BEGIN Entries supplied

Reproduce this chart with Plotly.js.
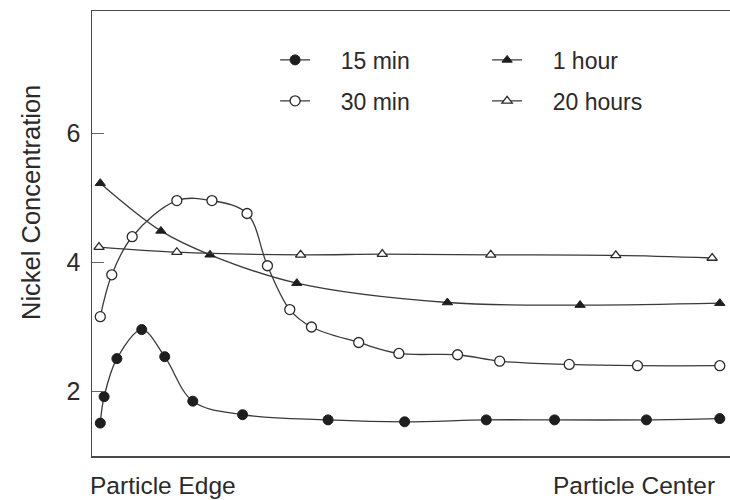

END Entries supplied
BEGIN Entries supplied

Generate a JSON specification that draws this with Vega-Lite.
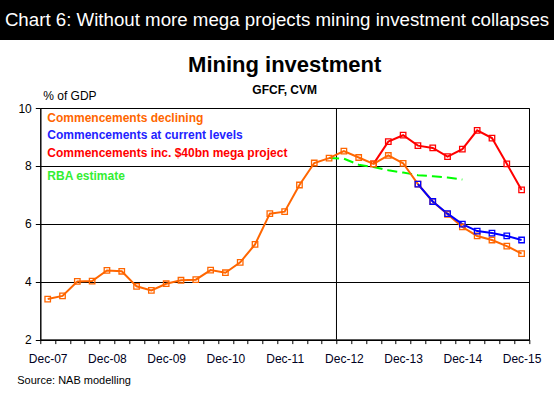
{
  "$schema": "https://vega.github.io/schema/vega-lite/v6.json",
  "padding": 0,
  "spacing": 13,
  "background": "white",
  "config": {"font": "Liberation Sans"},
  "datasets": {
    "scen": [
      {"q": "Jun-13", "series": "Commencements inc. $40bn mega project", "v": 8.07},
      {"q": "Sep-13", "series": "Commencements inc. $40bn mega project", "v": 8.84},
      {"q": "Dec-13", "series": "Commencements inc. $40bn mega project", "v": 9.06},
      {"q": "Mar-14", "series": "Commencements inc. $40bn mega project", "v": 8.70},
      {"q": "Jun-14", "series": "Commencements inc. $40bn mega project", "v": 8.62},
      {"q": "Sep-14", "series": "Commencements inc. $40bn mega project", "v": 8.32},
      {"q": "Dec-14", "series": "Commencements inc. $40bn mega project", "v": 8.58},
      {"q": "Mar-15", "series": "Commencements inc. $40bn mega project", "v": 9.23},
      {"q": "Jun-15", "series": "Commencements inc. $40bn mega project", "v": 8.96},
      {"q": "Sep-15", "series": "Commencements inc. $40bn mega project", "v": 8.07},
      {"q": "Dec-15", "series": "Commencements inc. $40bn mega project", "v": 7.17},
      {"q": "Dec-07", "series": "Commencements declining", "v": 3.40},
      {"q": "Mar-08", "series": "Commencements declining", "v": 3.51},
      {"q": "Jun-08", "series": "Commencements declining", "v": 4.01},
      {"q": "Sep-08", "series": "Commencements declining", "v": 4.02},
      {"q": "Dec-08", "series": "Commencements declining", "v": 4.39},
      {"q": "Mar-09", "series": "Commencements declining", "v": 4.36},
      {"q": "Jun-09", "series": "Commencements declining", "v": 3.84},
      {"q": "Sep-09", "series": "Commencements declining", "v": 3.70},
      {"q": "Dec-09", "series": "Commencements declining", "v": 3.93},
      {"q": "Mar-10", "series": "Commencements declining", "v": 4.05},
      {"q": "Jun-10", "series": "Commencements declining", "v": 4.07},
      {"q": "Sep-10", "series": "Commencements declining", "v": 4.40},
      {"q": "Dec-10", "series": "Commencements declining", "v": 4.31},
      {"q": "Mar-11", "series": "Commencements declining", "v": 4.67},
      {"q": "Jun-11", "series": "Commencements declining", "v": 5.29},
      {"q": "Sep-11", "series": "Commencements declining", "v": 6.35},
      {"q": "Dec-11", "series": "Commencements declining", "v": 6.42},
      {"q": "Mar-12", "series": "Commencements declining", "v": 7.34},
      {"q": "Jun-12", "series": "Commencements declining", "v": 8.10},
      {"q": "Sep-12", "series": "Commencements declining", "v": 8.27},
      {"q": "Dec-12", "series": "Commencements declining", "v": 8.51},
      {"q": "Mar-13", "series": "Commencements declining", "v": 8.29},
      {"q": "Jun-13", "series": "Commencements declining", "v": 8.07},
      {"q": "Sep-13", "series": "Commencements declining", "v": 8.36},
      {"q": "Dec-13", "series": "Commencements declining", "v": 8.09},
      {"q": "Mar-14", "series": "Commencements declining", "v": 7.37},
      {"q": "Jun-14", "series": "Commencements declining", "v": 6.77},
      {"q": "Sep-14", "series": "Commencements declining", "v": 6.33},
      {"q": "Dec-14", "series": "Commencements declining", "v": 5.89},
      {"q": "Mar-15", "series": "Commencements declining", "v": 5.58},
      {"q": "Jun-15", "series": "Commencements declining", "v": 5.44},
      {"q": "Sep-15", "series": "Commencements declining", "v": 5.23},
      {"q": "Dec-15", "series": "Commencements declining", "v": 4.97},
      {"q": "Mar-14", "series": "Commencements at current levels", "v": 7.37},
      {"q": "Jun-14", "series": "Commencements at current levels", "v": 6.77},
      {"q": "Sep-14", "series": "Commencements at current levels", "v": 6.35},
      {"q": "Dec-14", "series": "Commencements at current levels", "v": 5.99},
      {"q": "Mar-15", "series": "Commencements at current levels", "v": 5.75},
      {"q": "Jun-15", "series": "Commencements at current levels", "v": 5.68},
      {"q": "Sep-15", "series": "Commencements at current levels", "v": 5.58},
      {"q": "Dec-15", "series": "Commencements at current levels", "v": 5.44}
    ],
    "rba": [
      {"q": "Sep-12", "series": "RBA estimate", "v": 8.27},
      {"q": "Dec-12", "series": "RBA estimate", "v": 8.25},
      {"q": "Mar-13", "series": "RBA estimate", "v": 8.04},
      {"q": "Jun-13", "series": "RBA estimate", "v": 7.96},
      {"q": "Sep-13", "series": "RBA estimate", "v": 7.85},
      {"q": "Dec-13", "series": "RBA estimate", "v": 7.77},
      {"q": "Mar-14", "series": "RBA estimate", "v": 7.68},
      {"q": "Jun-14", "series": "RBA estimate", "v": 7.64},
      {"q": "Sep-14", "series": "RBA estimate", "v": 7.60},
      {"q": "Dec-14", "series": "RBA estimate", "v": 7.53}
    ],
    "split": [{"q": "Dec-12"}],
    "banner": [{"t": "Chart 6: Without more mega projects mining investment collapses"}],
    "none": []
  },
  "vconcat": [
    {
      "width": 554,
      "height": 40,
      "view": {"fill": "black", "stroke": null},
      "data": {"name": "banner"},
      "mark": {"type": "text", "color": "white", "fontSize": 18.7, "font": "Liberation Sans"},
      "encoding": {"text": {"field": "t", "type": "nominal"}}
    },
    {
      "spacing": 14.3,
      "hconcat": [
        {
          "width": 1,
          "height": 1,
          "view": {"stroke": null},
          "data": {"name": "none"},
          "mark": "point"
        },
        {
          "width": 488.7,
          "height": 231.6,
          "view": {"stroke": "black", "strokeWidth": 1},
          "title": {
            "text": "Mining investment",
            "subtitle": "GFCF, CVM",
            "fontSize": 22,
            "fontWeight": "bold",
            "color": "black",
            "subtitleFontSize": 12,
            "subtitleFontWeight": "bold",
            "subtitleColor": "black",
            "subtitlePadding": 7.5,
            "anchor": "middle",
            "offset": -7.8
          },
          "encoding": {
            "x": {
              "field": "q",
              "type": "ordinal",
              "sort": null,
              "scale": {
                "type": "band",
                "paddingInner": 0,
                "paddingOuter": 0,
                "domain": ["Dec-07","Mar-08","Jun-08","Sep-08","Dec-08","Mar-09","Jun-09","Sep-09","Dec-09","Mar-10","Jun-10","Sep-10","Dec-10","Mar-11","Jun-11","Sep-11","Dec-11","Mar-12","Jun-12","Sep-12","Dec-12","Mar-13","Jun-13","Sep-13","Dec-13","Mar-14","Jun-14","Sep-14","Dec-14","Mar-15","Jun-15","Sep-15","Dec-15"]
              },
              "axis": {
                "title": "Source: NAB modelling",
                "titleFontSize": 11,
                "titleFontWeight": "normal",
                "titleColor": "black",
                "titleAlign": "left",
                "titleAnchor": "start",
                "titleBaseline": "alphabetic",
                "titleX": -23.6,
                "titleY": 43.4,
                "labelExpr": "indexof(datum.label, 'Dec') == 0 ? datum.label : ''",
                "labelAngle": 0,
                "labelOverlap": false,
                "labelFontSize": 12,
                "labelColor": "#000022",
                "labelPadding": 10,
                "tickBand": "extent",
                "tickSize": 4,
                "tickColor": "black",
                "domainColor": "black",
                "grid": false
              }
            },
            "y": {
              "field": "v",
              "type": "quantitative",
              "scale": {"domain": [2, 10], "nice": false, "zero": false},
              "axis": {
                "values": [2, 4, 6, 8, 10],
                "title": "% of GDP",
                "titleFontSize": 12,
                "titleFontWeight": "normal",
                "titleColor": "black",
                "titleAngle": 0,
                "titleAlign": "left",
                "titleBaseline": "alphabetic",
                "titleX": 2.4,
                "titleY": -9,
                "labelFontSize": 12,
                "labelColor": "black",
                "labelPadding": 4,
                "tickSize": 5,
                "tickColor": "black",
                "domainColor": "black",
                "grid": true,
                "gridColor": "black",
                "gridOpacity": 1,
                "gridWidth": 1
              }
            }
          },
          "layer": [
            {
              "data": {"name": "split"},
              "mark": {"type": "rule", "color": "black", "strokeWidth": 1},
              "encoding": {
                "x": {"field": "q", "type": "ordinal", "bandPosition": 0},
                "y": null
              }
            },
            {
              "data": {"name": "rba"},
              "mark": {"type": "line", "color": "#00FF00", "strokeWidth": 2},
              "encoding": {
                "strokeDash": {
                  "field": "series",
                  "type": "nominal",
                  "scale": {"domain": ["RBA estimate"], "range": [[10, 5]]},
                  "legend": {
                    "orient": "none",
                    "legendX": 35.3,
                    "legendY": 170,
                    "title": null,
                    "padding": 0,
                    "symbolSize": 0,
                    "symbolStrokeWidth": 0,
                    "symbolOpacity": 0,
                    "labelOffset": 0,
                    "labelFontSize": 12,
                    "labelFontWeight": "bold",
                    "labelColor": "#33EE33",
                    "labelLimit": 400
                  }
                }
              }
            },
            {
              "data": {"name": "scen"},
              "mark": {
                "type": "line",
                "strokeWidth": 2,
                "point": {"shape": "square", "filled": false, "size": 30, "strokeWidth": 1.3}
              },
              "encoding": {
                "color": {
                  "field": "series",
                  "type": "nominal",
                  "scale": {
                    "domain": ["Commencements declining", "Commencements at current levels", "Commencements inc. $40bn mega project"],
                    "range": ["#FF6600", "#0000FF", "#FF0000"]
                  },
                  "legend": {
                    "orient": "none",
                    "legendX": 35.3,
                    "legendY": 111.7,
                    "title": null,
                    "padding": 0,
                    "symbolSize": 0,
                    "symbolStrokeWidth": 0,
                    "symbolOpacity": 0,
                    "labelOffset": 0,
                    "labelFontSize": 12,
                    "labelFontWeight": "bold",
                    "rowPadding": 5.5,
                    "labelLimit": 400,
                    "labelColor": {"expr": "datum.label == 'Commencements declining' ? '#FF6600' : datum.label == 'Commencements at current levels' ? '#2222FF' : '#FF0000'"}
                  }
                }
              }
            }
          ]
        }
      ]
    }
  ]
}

END Entries supplied

**Aim**
Of the lines above, how many hold the string "this"? Answer with only the number.

**Worked solution**
2